If there is one thing that I remember being taught growing up in Northwest Ohio it was I had to own up to mistakes I made or something I broke. Regardless of how bad it was I knew that if I lied about it or tried to pass the blame off to someone else it only made the consequences worse in the end. It was definitely a hard lesson to learn with many “reminders” given to me by my parents. However it instilled a sense of ownership in me from a young age. When ownership is a thought it is usually no water spots on the chrome bumpers of the fire trucks or shining the tires after washing the engine. A lot of times ownership has the word pride associated with it. Together they form a bond in a firehouse with apparatus and equipment that guys place a lot of sweat in making sure the equipment is pristine.

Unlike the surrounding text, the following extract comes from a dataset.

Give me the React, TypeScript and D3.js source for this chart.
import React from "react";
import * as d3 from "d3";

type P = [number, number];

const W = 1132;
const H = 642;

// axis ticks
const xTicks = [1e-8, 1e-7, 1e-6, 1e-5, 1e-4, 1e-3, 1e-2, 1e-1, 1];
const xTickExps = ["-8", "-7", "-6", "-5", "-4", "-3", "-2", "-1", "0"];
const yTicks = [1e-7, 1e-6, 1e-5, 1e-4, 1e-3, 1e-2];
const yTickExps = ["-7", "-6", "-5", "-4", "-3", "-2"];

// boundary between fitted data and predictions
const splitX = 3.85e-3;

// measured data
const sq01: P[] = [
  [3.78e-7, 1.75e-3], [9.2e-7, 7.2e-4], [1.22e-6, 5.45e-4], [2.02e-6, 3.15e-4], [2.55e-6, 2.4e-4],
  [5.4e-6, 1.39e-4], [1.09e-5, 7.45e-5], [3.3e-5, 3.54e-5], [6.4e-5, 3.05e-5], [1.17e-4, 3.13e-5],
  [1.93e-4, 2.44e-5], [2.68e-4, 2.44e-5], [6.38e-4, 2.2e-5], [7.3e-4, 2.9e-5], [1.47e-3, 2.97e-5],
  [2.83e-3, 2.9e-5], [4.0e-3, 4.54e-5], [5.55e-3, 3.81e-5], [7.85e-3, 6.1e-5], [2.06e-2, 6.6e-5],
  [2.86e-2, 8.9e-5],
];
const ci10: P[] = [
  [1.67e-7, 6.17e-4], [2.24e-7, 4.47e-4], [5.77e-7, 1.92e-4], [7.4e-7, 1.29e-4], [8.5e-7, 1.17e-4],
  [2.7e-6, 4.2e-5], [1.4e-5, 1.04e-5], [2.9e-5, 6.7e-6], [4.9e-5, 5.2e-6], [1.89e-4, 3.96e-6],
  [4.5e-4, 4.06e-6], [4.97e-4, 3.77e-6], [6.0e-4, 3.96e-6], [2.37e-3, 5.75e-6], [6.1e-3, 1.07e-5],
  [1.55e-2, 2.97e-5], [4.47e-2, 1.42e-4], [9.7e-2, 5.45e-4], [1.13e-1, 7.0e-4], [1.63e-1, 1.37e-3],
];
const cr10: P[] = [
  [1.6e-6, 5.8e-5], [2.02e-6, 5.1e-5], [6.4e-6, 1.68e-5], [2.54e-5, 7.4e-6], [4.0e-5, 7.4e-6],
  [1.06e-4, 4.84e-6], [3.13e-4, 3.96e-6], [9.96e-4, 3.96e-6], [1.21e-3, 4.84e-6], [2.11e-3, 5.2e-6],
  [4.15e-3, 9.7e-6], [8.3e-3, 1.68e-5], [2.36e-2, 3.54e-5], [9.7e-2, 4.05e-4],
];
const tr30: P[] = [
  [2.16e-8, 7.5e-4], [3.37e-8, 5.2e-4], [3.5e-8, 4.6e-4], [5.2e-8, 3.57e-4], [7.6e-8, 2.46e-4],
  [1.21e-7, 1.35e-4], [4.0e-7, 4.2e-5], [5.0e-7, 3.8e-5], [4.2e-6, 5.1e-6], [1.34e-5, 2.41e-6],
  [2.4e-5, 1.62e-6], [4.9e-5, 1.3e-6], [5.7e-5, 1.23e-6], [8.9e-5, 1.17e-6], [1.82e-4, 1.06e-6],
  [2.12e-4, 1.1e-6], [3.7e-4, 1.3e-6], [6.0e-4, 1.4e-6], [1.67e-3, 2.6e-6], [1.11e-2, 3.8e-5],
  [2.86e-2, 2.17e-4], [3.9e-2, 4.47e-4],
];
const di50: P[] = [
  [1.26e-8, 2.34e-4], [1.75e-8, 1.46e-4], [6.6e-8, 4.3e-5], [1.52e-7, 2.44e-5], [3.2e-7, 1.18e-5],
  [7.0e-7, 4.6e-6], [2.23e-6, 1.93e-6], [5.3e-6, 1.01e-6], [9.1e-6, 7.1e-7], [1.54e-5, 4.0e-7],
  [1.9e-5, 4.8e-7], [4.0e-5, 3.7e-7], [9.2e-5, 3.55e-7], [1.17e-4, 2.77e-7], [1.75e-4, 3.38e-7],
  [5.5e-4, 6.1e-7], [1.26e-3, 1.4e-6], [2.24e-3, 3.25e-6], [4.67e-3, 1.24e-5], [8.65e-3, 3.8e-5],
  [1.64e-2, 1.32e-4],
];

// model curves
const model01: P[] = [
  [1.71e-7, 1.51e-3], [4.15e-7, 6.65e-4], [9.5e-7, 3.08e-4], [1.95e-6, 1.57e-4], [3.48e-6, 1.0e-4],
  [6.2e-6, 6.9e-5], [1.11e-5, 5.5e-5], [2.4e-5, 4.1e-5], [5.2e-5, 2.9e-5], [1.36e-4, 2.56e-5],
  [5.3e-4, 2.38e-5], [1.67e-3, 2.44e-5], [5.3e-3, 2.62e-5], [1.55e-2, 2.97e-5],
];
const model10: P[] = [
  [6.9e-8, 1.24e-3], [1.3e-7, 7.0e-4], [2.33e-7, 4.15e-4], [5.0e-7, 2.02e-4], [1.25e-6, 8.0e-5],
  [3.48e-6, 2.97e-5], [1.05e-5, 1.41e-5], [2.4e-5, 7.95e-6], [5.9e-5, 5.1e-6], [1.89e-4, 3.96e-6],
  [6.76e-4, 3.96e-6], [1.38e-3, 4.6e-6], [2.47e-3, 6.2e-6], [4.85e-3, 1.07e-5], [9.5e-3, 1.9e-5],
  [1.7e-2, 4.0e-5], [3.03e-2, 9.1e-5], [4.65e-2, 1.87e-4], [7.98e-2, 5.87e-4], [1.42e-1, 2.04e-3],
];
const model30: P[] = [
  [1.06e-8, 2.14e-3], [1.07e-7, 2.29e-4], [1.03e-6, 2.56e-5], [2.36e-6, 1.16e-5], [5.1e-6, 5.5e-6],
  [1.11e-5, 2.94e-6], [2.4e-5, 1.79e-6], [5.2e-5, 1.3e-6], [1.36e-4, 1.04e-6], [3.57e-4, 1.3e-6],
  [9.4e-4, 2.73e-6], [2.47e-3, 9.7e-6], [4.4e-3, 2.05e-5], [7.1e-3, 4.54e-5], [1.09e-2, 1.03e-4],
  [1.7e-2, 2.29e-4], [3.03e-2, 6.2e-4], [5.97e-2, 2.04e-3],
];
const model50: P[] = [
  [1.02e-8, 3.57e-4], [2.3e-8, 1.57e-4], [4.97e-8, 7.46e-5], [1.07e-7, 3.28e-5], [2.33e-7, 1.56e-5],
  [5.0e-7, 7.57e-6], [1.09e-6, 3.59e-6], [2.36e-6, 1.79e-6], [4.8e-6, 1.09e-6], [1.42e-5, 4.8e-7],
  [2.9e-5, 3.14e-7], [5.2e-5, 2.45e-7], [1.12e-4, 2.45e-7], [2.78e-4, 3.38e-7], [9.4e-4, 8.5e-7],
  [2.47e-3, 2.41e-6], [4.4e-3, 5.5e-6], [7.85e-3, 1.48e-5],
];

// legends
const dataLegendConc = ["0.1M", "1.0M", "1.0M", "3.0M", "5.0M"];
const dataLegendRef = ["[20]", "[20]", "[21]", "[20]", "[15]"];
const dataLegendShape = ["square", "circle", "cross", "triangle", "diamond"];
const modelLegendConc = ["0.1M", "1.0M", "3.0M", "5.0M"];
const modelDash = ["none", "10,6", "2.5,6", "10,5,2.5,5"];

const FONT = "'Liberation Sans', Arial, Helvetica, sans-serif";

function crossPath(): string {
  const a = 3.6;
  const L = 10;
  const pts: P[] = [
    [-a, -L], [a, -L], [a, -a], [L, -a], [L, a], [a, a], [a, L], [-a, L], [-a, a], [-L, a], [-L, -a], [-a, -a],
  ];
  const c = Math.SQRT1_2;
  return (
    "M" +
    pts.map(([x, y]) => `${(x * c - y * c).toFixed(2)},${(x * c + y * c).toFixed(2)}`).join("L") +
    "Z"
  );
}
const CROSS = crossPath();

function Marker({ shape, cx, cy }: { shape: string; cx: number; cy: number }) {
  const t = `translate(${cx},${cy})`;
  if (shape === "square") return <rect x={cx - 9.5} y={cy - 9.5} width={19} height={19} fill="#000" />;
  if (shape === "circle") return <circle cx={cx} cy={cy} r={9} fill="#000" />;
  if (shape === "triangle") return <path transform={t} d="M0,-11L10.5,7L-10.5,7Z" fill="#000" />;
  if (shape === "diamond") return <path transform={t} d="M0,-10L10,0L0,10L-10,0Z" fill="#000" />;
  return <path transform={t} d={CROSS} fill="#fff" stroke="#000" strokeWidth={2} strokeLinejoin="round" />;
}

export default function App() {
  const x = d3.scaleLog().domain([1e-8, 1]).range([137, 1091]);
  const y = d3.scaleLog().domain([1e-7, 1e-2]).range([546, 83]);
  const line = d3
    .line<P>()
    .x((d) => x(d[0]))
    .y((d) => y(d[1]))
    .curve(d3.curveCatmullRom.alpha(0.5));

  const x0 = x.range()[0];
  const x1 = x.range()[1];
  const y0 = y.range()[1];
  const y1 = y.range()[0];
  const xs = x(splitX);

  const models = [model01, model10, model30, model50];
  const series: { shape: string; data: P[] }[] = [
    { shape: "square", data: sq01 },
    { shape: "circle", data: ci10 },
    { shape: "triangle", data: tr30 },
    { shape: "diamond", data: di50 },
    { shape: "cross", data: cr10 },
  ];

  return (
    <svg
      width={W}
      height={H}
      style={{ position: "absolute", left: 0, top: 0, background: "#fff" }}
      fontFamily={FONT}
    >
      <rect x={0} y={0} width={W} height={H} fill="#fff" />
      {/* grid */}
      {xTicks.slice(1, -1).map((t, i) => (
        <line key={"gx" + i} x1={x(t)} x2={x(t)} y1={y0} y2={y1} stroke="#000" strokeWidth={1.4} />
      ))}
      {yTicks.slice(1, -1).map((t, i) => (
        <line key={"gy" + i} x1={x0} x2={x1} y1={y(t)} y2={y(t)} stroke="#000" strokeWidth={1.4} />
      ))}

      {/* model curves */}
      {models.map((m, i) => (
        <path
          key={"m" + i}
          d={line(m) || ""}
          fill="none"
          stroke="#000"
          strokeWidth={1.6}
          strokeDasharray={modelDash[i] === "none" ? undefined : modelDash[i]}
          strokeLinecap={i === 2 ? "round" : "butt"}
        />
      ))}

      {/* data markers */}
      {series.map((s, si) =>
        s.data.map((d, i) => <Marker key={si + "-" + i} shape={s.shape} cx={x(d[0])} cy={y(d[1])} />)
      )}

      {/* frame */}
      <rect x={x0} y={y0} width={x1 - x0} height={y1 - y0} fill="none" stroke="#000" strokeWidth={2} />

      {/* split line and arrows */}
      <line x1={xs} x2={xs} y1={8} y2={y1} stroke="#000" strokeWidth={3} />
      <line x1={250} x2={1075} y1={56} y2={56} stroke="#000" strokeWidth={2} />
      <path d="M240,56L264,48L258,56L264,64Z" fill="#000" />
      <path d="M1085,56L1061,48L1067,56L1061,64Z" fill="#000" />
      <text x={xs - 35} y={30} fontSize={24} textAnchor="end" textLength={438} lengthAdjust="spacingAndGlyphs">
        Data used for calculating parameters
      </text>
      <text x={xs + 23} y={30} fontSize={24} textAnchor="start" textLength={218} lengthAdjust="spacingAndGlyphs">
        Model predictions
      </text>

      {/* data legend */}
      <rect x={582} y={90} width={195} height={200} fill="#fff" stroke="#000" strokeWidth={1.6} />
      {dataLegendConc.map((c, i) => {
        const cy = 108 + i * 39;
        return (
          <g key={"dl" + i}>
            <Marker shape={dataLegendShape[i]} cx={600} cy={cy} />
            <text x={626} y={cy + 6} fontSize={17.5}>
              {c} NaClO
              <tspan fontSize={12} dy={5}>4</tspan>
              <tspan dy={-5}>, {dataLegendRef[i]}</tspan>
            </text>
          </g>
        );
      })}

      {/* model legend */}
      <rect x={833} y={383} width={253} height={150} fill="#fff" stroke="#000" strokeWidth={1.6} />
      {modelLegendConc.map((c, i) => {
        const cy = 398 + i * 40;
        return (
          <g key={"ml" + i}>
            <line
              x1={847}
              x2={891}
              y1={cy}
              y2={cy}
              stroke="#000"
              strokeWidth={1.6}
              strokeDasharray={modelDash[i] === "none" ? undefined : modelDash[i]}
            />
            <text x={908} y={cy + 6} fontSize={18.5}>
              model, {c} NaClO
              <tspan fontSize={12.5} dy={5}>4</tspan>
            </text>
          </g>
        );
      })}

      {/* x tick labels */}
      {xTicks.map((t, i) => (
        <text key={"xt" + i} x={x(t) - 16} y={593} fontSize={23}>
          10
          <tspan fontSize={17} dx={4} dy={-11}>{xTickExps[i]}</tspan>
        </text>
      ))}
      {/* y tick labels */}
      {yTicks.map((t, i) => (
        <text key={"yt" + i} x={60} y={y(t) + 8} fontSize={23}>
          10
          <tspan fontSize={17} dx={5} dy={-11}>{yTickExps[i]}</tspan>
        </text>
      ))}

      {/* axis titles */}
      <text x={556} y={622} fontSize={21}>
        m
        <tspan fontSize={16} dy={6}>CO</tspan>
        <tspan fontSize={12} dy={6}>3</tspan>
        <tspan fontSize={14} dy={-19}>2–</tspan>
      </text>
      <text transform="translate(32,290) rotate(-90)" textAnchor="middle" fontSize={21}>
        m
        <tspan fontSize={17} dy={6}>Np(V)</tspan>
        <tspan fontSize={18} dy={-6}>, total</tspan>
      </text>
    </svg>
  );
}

The more numbers that get placed in front of the years in my fire career the more I see one thing severely lacking in the fire service. That is the fact of guys OWNING IT! Whether it is in morning apparatus checks, to tool maintenance and cleaning, to house chores. There are guys on shifts that were brought up similar to myself, and then there are those that will walk right by a piece of trash on the apparatus floor because well they didn’t drop it there so they are certainly not going to be the one to pick it up. Many times I stand and watch in disbelief in my head wonder, why wouldn’t you pick that water bottle up off the ground and throw it away? How can a tool be placed back on the apparatus dirty, or worst of all how can 3900 psi be acceptable in an SCBA cylinder that is a 4500 psi bottle? You can be the judge of all those examples and make your own conclusions, but things like that HAVE TO STOP. If we don’t start owning the little things there’s no way the big, give a damn items will ever be recognized and owned. I stress to my guys to do things right regardless of who is watching or whether or not their efforts will ever be recognized. In a society these days that will pass out participation trophies for 25th place at a sporting event it is hard to get an ownership mentality instilled in some crews.

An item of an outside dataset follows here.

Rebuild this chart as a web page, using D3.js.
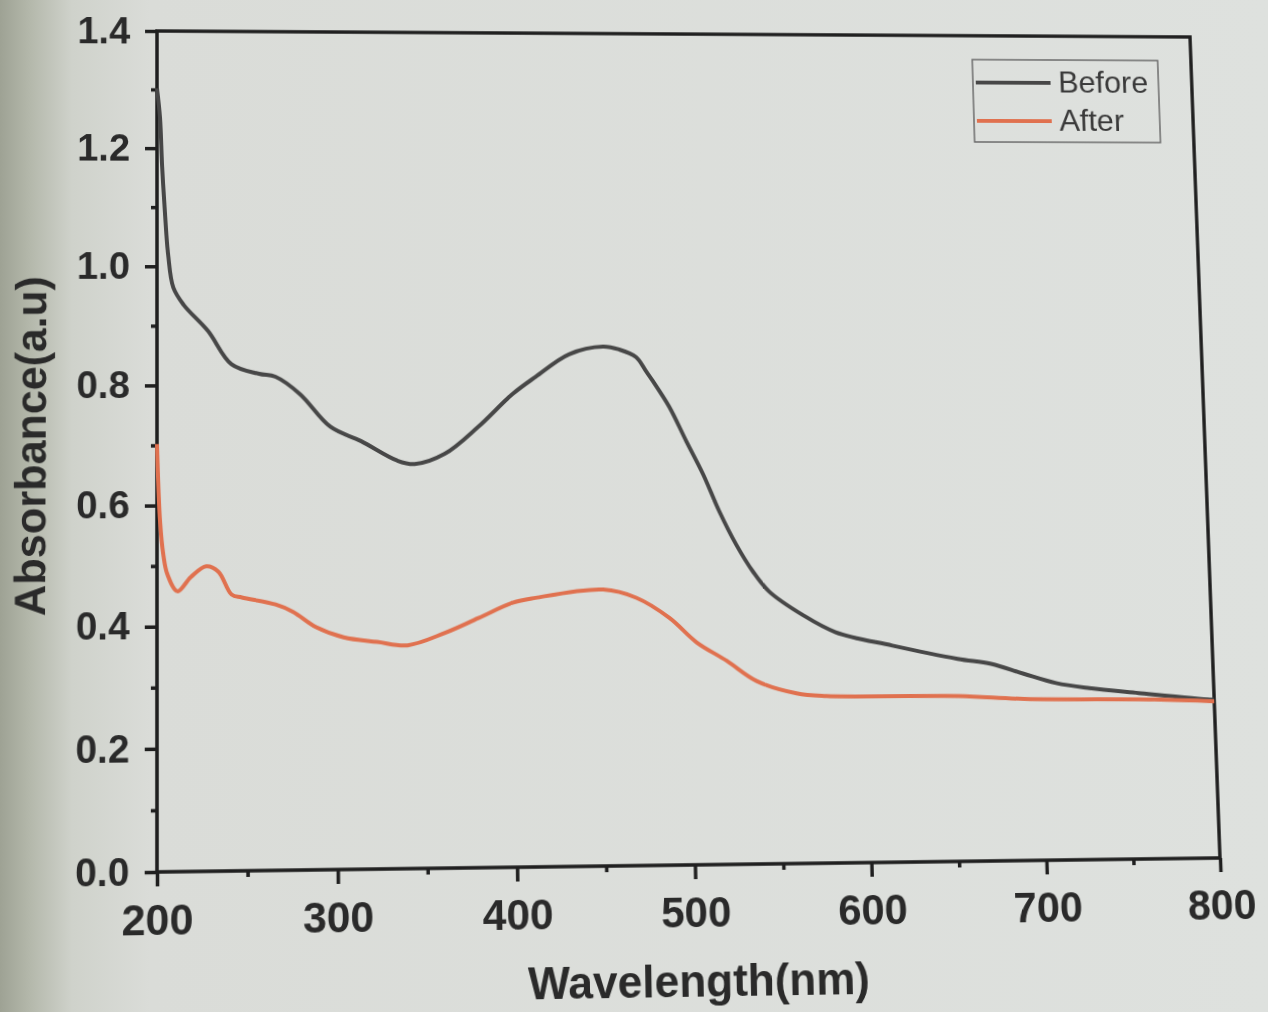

So enough Debbie downer examples, it’s time to dive into ways and examples individuals and crews can OWN IT! A crew that trains tirelessly on hose deployment, for 2-3 hours consistently until they can do it in the dark at 2 in the morning perfectly under live fire conditions. The individual who grabs a 24’ extension ladder and practices 1 man deployment for that once in a career opportunity to deploy it perfectly to a 2nd story window to make that grab of a child stuck in their room because the fire would not let them escape through the interior stairwell. It’s moments like that where individuals and crews have an opportunity to OWN IT! Unconsciously competent is a term I use when talking about examples like that, training that kicks in without ever thinking about it with perfect execution of the skill needed in that moment in time. Morals and even ethics are something that a person can be born with and raised on, but to own something of life and death importance takes years of training.

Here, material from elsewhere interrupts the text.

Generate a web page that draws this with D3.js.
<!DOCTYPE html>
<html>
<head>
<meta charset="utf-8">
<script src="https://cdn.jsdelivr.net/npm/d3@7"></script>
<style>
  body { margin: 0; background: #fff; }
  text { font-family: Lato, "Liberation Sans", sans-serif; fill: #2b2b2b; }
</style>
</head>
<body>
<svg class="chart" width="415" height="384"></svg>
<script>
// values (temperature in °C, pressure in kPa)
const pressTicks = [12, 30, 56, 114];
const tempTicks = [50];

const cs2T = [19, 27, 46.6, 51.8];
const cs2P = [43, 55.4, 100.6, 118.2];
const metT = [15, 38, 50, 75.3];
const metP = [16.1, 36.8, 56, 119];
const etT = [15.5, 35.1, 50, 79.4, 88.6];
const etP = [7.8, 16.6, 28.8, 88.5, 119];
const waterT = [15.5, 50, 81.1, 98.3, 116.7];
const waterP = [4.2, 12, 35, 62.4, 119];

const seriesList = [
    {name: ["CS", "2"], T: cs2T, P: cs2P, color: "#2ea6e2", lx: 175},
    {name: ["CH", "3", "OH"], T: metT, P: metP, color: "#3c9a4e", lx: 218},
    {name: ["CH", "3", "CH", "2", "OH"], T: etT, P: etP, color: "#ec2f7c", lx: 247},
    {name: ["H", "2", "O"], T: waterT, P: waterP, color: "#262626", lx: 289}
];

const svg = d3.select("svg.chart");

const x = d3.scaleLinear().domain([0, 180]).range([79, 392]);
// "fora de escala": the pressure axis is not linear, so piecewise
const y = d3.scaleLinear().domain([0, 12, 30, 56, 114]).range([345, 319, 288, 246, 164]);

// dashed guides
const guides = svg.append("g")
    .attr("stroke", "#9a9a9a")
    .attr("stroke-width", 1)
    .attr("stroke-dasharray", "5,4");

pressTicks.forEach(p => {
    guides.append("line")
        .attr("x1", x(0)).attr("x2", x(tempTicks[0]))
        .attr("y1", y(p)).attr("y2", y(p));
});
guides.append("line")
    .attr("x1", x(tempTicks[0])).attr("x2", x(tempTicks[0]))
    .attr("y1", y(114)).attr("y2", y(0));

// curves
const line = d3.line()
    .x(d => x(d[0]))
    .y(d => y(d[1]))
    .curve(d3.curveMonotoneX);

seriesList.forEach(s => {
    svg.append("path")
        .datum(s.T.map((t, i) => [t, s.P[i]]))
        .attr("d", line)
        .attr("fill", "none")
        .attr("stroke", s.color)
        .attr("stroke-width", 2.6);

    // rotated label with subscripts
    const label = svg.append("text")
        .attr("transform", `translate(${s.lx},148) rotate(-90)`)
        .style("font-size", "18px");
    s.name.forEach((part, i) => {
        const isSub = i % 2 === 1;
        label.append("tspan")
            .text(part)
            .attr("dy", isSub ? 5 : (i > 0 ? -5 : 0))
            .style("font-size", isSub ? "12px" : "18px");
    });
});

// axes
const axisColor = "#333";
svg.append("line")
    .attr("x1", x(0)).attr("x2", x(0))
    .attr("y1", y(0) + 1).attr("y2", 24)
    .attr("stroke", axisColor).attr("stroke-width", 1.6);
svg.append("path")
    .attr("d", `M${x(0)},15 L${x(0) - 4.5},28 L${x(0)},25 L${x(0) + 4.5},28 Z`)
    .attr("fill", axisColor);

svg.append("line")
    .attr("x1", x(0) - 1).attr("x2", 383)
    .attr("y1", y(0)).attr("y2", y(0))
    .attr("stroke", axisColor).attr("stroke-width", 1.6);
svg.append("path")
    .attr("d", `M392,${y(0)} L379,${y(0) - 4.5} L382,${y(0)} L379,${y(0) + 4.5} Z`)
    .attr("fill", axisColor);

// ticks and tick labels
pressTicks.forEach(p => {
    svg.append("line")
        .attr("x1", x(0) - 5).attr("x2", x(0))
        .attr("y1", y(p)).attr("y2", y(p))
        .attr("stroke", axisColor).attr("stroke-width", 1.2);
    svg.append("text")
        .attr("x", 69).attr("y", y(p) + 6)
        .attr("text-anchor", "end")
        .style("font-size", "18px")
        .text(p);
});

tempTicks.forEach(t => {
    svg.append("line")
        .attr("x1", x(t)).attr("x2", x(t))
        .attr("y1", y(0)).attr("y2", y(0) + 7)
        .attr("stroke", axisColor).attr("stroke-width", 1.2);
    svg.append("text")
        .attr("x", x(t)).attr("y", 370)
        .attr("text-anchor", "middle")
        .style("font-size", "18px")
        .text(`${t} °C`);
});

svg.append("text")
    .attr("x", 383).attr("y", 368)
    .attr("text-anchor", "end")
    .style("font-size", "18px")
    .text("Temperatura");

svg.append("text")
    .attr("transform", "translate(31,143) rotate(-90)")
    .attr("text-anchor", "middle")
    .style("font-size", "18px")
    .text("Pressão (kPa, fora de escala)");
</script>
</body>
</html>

Recently I was command of a garage fire, with the command post on side Charlie because of the house lay out I distinctly remember through all the actions going on at a working fire, watching the pump operator of the engine. He was tireless, bringing tool after tool to the back door, chasing kinks in the attack line as interior crews made entry, deployment of a 24’ extension ladder knowing the crew would have to access division 2 at some point. He was cognoscente of his engine at the same time, the sound of the engine as it was pumping water, and the amount of water he had left during suppression. He took care of the needs of the interior attack crews and myself as the command officer, never having to ask for something to be done. He ABSOLUTELY Owned IT! Those moments were what we had spent hours training on. It all paid off and made the incident run effortlessly. Even though I was the only one that got to physically see it being done, everyone benefited from 1 person taking ownership of the riding position they were assigned to that day.
The fire service desperately needs individuals and crews to step up, own it and lead by example. The younger and younger “kids” come out of high school and begin their fire service careers at 18-19 years of age the more 30 year “salty dogs” need to teach them how to own it! They don’t know what they don’t know, and it is up to each one of us to teach them the right way to do things, along with the traditions of the fire service. It’s time to stop renting or leasing our careers to the fire service, it’s time for each of us to own them!